Drama Making A Difference based in Trinidad and Tobago was founded in 2007. D’MAD strives to initiate change towards the building of a better Trinidad and Tobago. With this sub-grant, D’MAD intends to promote multi-sector collaboration, which contributes to the development of technically sound policy affecting the alternative care of children without parental care, through the establishment and operation of a network of civil society organisation. Furthermore, they will initiate advocacy-based options that encourage public support for the system of family-based care.

Habitat for Humanity Trinidad and Tobago is committed to making decent shelter a matter of social conscience and national action since 1997. As such, their project seeks to empower persons facing discrimination in Trinidad and Tobago (persons with disabilities, persons living with HIV/AIDs, and Lesbian, Gays, Bisexual, Transsexual and Intersex (LGBTI) persons) by improving their access to land and affordable shelter.

Jabez House was founded in 2012 after engagement and dialogue with female sex workers in Barbados who expressed a desire to have a programme which allowed them to ‘go back to school’ and address other areas of concerns rather than just HIV and testing. Jabez House aims to use this subgrant to fight stigma and discrimination experienced by female sex workers while facilitating access for them to economic empowerment opportunities.

Living Water Community was officially declared a charitable organisation in 1983. The aim of this NGO is to “Love and Show the world how to love” in Trinidad and Tobago and across the region. Their project aims to ensure that asylum-seekers and refugees are able effectively to contribute to, and participate in decision-making processes that affect their lives and that their self-protection capabilities are nurtured. Additionally, Living Water Community seeks to build the capacity for and foster partnerships between civil society stakeholders and states in the Caribbean to effectively advocate for and protect refugees.

National Centre for Persons with Disabilities began in the 1950s in Trinidad and Tobago, and today it serves 250 trainees, with physical, visual, development and learning disabilities and hearing and speech impairments who are between the ages of 14 to 45 years. With this subgrant, they hope to create awareness of the United Nations Convention on the Rights of Persons with Disabilities (UNCRPD) among the disability community (inclusive of parents, guardians, caregivers, social workers, special education teachers, varying clinical support personnel). The project seeks to get the voices of the disability community to lobby on behalf of themselves to encourage the government to move beyond ratification of the UNCRPD and to work towards its implementation.

Productive Organisation for Women in Action is a community-based organisation in Dangriga, Belize that began in 2003 with the focus of providing support for women living in abusive relationships. With the aid provided through this sub-grant, POWA will develop and advocate for Human Right and Gender-Based Violence through training of women and youth group in Southern Belize focusing on indigenous marginalize communities. Through the strengthening of women and youth knowledge of human right, gender-based violence and advocacy. It is envisioned that these groups will then have the capacity to train others, and develop and support networks to address ongoing issues such as inadequate service for victims of gender-based violence and other violations of human rights.

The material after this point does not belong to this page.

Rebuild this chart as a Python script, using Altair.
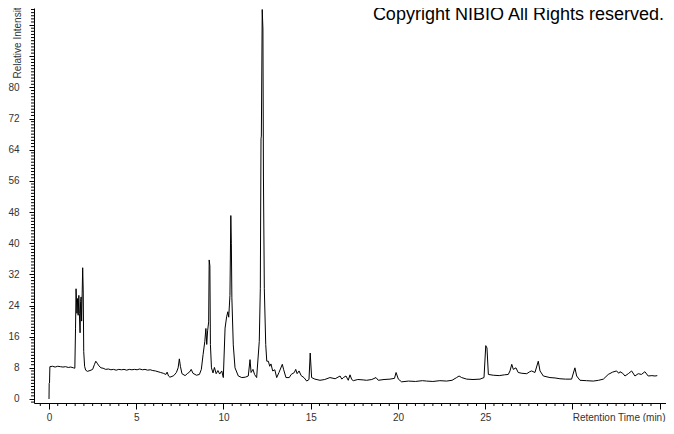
import altair as alt
import pandas as pd

# Retention time (min) and relative intensity
time_min = [
    0.00, 0.01, 0.03, 0.05, 0.20, 0.35, 0.50, 0.65, 0.80, 0.95, 1.10, 1.25, 1.40, 1.48,
    1.52, 1.55, 1.60, 1.64, 1.67, 1.71, 1.74, 1.78, 1.81, 1.84, 1.87, 1.90, 1.93, 1.96, 1.99,
    2.04, 2.10, 2.20, 2.35, 2.50, 2.60, 2.68, 2.76, 2.86, 2.98, 3.10, 3.25, 3.40, 3.55, 3.70,
    3.85, 4.00, 4.15, 4.30, 4.45, 4.60, 4.75, 4.90, 5.05, 5.20, 5.35, 5.50, 5.65, 5.80, 5.95,
    6.10, 6.25, 6.40, 6.55, 6.70, 6.77, 6.85, 6.93, 7.05, 7.15, 7.30, 7.40, 7.47, 7.53, 7.62,
    7.80, 7.95, 8.05, 8.15, 8.25, 8.45, 8.62, 8.73, 8.83, 8.93, 8.99, 9.04, 9.09, 9.15, 9.18,
    9.22, 9.25, 9.31, 9.40, 9.48, 9.58, 9.68, 9.78, 9.90, 9.99, 10.09, 10.18, 10.25, 10.30,
    10.37, 10.42, 10.45, 10.48, 10.56, 10.66, 10.85, 11.05, 11.25, 11.42, 11.52, 11.58, 11.69,
    11.78, 11.90, 12.05, 12.11, 12.15, 12.17, 12.22, 12.26, 12.29, 12.34, 12.42, 12.48, 12.57,
    12.65, 12.72, 12.82, 12.94, 13.05, 13.18, 13.37, 13.45, 13.58, 13.77, 13.88, 14.06, 14.14,
    14.22, 14.33, 14.45, 14.61, 14.77, 14.90, 14.97, 15.05, 15.24, 15.53, 15.80, 16.10, 16.40,
    16.68, 16.78, 16.87, 17.02, 17.15, 17.25, 17.35, 17.44, 17.70, 18.00, 18.20, 18.50, 18.74,
    18.87, 19.20, 19.54, 19.80, 19.89, 20.02, 20.21, 20.60, 21.00, 21.40, 21.64, 22.00, 22.40,
    22.79, 23.10, 23.36, 23.50, 23.65, 23.94, 24.30, 24.70, 24.93, 25.03, 25.10, 25.18, 25.46,
    25.80, 26.10, 26.32, 26.42, 26.52, 26.61, 26.76, 26.89, 27.10, 27.38, 27.55, 27.66, 27.85,
    28.04, 28.14, 28.33, 28.71, 29.00, 29.28, 29.60, 29.95, 30.14, 30.24, 30.43, 30.80, 31.19,
    31.50, 31.77, 32.05, 32.30, 32.53, 32.65, 32.72, 32.88, 33.01, 33.20, 33.39, 33.58, 33.77,
    33.95, 34.15, 34.34, 34.55, 34.73, 34.86,
]
intensity = [
    0.0, 4.0, 4.1, 8.3, 8.4, 8.2, 8.4, 8.3, 8.2, 8.3, 8.1, 8.2, 8.0, 7.9,
    18.0, 28.3, 22.0, 25.8, 21.5, 26.6, 22.0, 17.0, 25.0, 26.2, 20.0, 27.0, 33.7, 28.0, 12.2,
    8.4, 7.4, 7.1, 7.3, 7.6, 8.8, 9.7, 9.2, 8.5, 8.0, 7.9, 7.6, 7.7, 7.5, 7.6,
    7.4, 7.6, 7.5, 7.6, 7.4, 7.6, 7.5, 7.6, 7.5, 7.7, 7.5, 7.6, 7.4, 7.5, 7.3,
    7.2, 7.0, 6.8, 6.6, 6.3, 6.9, 5.9, 5.6, 5.8, 6.0, 6.8, 8.0, 10.3, 8.4, 6.5,
    6.0, 6.6, 6.9, 7.6, 6.6, 6.1, 6.3, 7.6, 11.4, 14.8, 18.1, 14.0, 17.5, 19.8, 35.7,
    34.2, 14.0, 8.0, 6.7, 8.1, 6.5, 7.3, 6.4, 7.2, 5.5, 18.2, 21.1, 22.4, 21.0,
    26.6, 47.1, 40.0, 26.0, 13.9, 8.0, 5.9, 5.5, 5.6, 5.9, 10.1, 6.8, 7.6,
    6.3, 5.5, 14.8, 28.3, 66.8, 67.5, 100.0, 95.0, 57.0, 28.3, 14.0, 9.7, 9.7,
    8.4, 9.0, 7.2, 7.5, 5.5, 6.8, 8.9, 7.5, 5.5, 5.5, 6.3, 6.8, 7.6,
    6.5, 7.2, 6.0, 5.5, 4.6, 5.0, 11.8, 5.5, 5.1, 4.8, 5.0, 5.5, 5.2,
    5.9, 5.1, 5.5, 5.9, 4.8, 6.2, 5.0, 4.7, 5.0, 4.9, 4.8, 5.0, 5.5,
    4.8, 5.0, 5.1, 5.3, 6.8, 5.1, 4.4, 4.6, 4.5, 4.7, 4.6, 4.5, 4.7,
    4.6, 4.8, 5.5, 5.9, 5.5, 5.1, 5.0, 5.1, 5.5, 13.7, 13.1, 6.3, 6.1,
    6.0, 6.2, 6.3, 7.2, 8.9, 7.6, 8.0, 6.8, 6.6, 6.5, 7.0, 7.2, 6.8,
    9.7, 7.2, 5.9, 5.5, 5.4, 5.2, 5.1, 5.1, 8.0, 5.9, 4.8, 4.7, 4.6,
    4.8, 5.1, 6.3, 6.9, 7.2, 6.6, 7.0, 6.6, 5.9, 6.5, 7.2, 5.9, 6.5,
    6.3, 7.0, 5.9, 6.0, 5.9, 6.0,
]

# Axis ticks: major (labelled) and minor positions
x_major_ticks = [0, 5, 10, 15, 20, 25, 30, 35]
y_major_ticks = [0, 8, 16, 24, 32, 40, 48, 56, 64, 72, 80, 88, 96]
x_minor_ticks = [round(-0.5 + 0.5 * i, 1) for i in range(72)]
x_minor_ticks = [v for v in x_minor_ticks if v not in x_major_ticks]
y_minor_ticks = [round(-0.8 + 0.8 * i, 1) for i in range(127)]
y_minor_ticks = [v for v in y_minor_ticks if abs(v / 8 - round(v / 8)) > 0.01]

x_title = "Retention Time (min)"
y_title = "Relative Intensity"
copyright_text = ["Copyright NIBIO All Rights reserved."]

df = pd.DataFrame({"t": time_min, "v": intensity})
xminor_df = pd.DataFrame({"t": x_minor_ticks})
yminor_df = pd.DataFrame({"v": y_minor_ticks})
note_df = pd.DataFrame({"text": copyright_text})

FONT = "Liberation Sans"
W, H = 632, 395

x_scale = alt.Scale(domain=[-0.86, 35.36], nice=False, zero=False)
y_scale = alt.Scale(domain=[-1.03, 100.39], nice=False, zero=False)

x_axis = alt.Axis(
    values=x_major_ticks,
    labelExpr="datum.value <= 25 ? datum.label : ''",
    tickSize=6,
    labelPadding=3,
    labelFontSize=10,
    labelFlush=False,
    labelOverlap=False,
    labelBound=False,
    title=x_title,
    titleX=W - 1,
    titleY=17,
    titleAlign="right",
    titleBaseline="alphabetic",
    titleAngle=0,
    titleFontSize=10,
    titleFontWeight="normal",
    titleFont=FONT,
    titleColor="#333333",
)

y_axis = alt.Axis(
    values=y_major_ticks,
    labelExpr="datum.value <= 80 ? datum.label : ''",
    tickSize=5,
    labelPadding=10,
    labelFontSize=10,
    labelFlush=False,
    labelOverlap=False,
    labelBound=False,
    title=y_title,
    titleAngle=270,
    titleX=-17,
    titleY=70,
    titleAlign="left",
    titleBaseline="middle",
    titleFontSize=10,
    titleFontWeight="normal",
    titleFont=FONT,
    titleColor="#333333",
)

line = alt.Chart(df).mark_line(color="black", strokeWidth=1).encode(
    x=alt.X("t:Q", scale=x_scale, axis=x_axis),
    y=alt.Y("v:Q", scale=y_scale, axis=y_axis),
)

x_minor = alt.Chart(xminor_df).mark_rule(color="black", strokeWidth=1).encode(
    x=alt.X("t:Q", scale=x_scale, axis=x_axis),
    y=alt.value(H),
    y2=alt.value(H + 3),
)

y_minor = alt.Chart(yminor_df).mark_rule(color="black", strokeWidth=1).encode(
    y=alt.Y("v:Q", scale=y_scale, axis=y_axis),
    x=alt.value(0),
    x2=alt.value(-3),
)

note = alt.Chart(note_df).mark_text(
    align="right", baseline="alphabetic", fontSize=18, font=FONT, color="black"
).encode(x=alt.value(W - 2), y=alt.value(12), text="text:N")

chart = (
    alt.layer(line, x_minor, y_minor, note)
    .properties(
        width=W,
        height=H,
        autosize=alt.AutoSizeParams(type="none"),
        padding={"left": 26, "top": 0, "right": 0, "bottom": 19},
        background="white",
    )
    .configure_axis(
        grid=False,
        domainColor="black",
        domainWidth=1,
        tickColor="black",
        tickWidth=1,
        labelColor="#333333",
        labelFont=FONT,
        labelOverlap=False,
    )
    .configure_view(strokeOpacity=0)
)

chart.save("out.html", embed_options={"renderer": "svg", "actions": False})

Portmore Self-help Disability Organisation is a registered non-profit charitable body which was founded in 2008, to improve the quality of lives for persons living with disabilities in Portmore, the wider St. Catherine and Jamaica. Through their subgrant, they seek to empower persons with disabilities (PWDs) to live a full and normal life by providing access to information about the rights, responsibilities and entitlements (services) that are available through various governmental and non-governmental to PWDs, locally, regionally and internationally. In addition, they aim to advocate for adequate infrastructure towards greater accessibility for PWDs and to improve communication between PWDs and parents, guardians, caregivers and general stakeholders.

Sarstoon Temash Institute for Indigenous Management (SATIIM) was formed by the Maya and Garifuna communities in southern Belize after they discovered that the government had turned their ancestral lands into a park and planned to drill for oil without their knowledge or consent. They formed the organisation to serve as their intermediary to negotiate with the government on a park co-management agreement. With this sub-grant, SATIIM plans to strengthen the voice of Mayan communities in Belize to advocate and lobby to codify their customary resource management into a Maya Forest Act.